Surgery – Mastectomy
This surgery is usually done on an inpatient basis with a variable stay in the hospital depending on whether or not reconstruction is done at the same time.  While also well tolerated, it is a bigger surgery and may require more assistance.

Ways to help:

  • As above, offer to help with children and pets.  This is a huge worry for most patients and awareness that everything is under control at home is an enormous relief.
  • Bring fun/useful things into the hospital such as:
    • Fuzzy jammies that open in the front
    • Warm fuzzy socks (hospitals are freezing!)
    • Magazines/books (pain meds make heavy reading turn into heavy sleeping so keep it light!)
    • Lip Balm/lotions
    • Healthy snacks (if it is ok with her doctor that she eats)
    • Mints (tooth brushing can kind of hurt the first few days)
    • Dry shampoo or help with a shampoo (if she had any surgery in the underarm this can be really hard and she may not be able to get her incisions wet so dry shampoo can be a blessing)
    • An iPod loaded with books/music/podcasts
    • Facial wipes
  • While your friend is in the hospital you may want to coordinate with family or co-workers to get meals to her house for the first week or so.  Check out Take Them A Meal to organize.
  • Offer to do laundry.  Usually heavy lifting is a no-no and so laundry is out of the question.  Wash the bra she was sent home in.  A tip for blood stains is hydrogen peroxide.
  • Again, a ride to someplace nice to get her out of the house.
  • Remember, your friend is probably very tired, so try to read her mood and keep visits appropriately short.
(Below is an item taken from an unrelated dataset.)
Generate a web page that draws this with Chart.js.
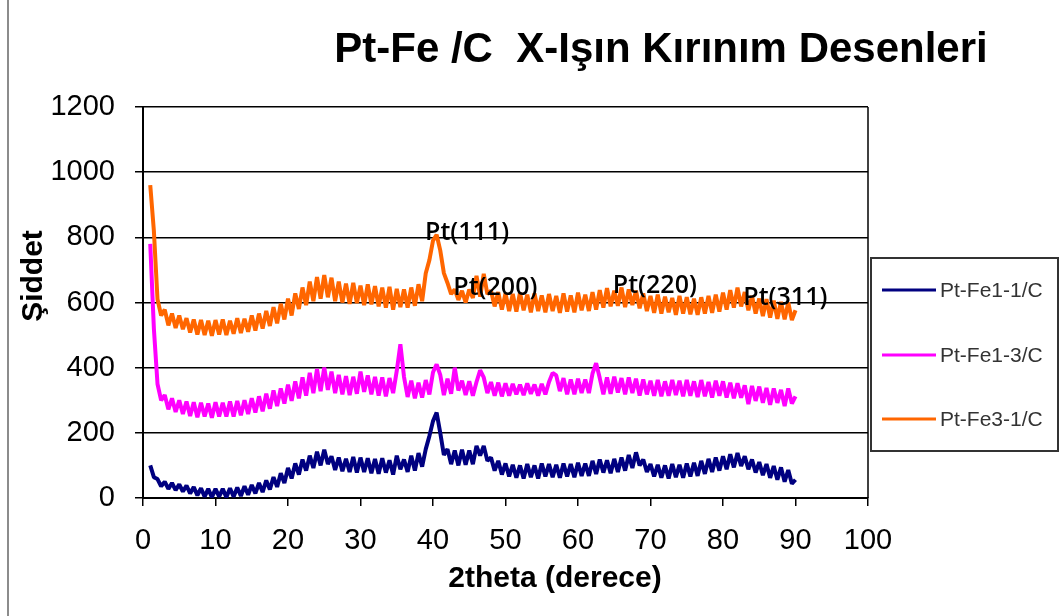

Chemotherapy regimens can be given either before or after surgery.  They usually last around 16 weeks in total with doses given every other week or every third week (obviously this is a gross generalization)

Ways to help:

  • Offer to go with your friend to one of their treatments.  The days can be long and boring and some diversion is usually appreciated.
  • Ask your friend which days of her chemo cycle she typically feels worst and offer to take kids/pets or bring meals on those days.
  • If you know anything about makeup or skin care, help out with those things; the chemo can really do a number on skin.  Nails are a particular problem.
  • Give your friend a warm fuzzy hat, especially in the winter here.
  • Many of the ideas above for mastectomy apply to patients while they are in the hospital getting their chemotherapy (ie: books, magazines, iPods etc.)

Radiation is typically given for 4-6 weeks daily (except weekends).  The most common side effect is fatigue and skin irritation.  Typically your friend will be given appropriate skin care products by their radiation oncologist.

Ways to help:

  • The biggest issue with radiation is the daily trip to the hospital.  Find out when your friend has appointments and see if she needs help getting to the appointments or needs help getting a child off the bus, etc.  For a patient without a car the number of appointments can be very stressful.

By all means none of these lists are exhaustive and I would love to hear from women who have been treated for breast cancer to see what they would add.

Michele Sowden, D.O., is a surgical oncologist at the UVM Medical Center.  Her clinical interests include Breast Cancer, Cancer Survivorship, High Risk Breast Cancer Screening.